How to Build a Sinatra App - Part 3 Deploying to Heroku
See How to Build a Sinatra App Part 1 and Part 2 if you need help building a Sinatra App from scratch.
I already have an account at Heroku where I pay for the shared Eco dyno pool. This means I can quickly and easily spin up any app on Heroku and it is included in my $5/mo fee. You’ll need to be willing to pay some amount in order to deploy to Heroku. If you’re not, look into Fly.io. They have some free options.
Preparing Our App for Heroku
Now that our app is working locally, we’d like to deploy it to the interwebs to we can use it. First, ensure you have a Procfile
and config.ru
and file:
# Procfile
web: bundle exec ruby application.rb -p $PORT
# config.ru
require './application'
run Sinatra::Application
If you don’t already have them, add them and commit them with git.

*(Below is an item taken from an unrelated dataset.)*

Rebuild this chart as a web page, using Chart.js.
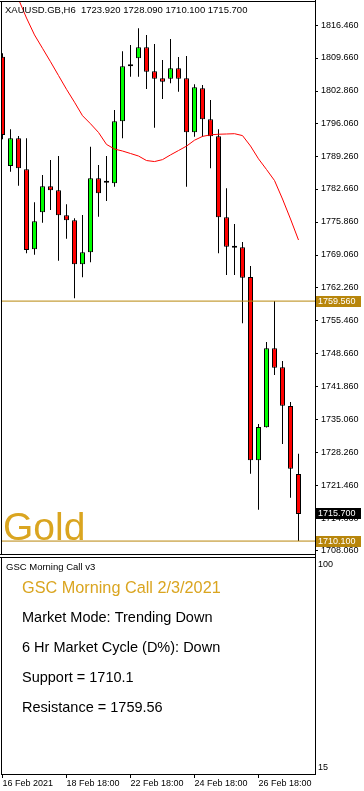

Creating Our App on Heroku via the Heroku CLI
This handy post by Heroku outlines most of the steps on the Heroku side for you. First, install the Heroku CLI with Homebrew if you don’t already have it:
brew tap heroku/brew && brew install heroku
The Heroku CLI commands start with heroku
, so we’ll log in with:
heroku login
From inside our project root directory, we’ll need to create an app on Heroku. You can pass it a custom name, but it will have to be unique.
heroku create your_app_name
# If you want Heroku to generate a random name for you:
heroku create
# For my project I'll run:
heroku create yogaposeplaylist
This will create the application for you on Heroku and output the url and the remote address, like:
https://yogaposeplaylist-12345.herokuapp.com/ | https://git.heroku.com/yogaposeplaylist.git
In a browser, go to your application url (our example is https://yogaposeplaylist-12345.herokuapp.com/) and you’ll see placeholder content from Heroku.
To ensure your git remotes are in place, type git remote -v
. You’ll see output like:
heroku https://git.heroku.com/yogaposeplaylist.git (fetch)
heroku https://git.heroku.com/yogaposeplaylist.git (push)
origin git@github.com:user-name/yogaposeplaylist.git (fetch)
origin git@github.com:user-name/yogaposeplaylist.git (push)
We’ll want to ensure our app will know it is in the production environment when it is on Heroku, so we’ll set the environment variable in Heroku:
heroku config:set RACK_ENV=production
Deploying
Now all you have to do to deploy is push it to the Heroku remote with:
git push heroku main
You’ll see a bunch of output in your console and when it is done, go back to that url in the browser and you’ll see your app.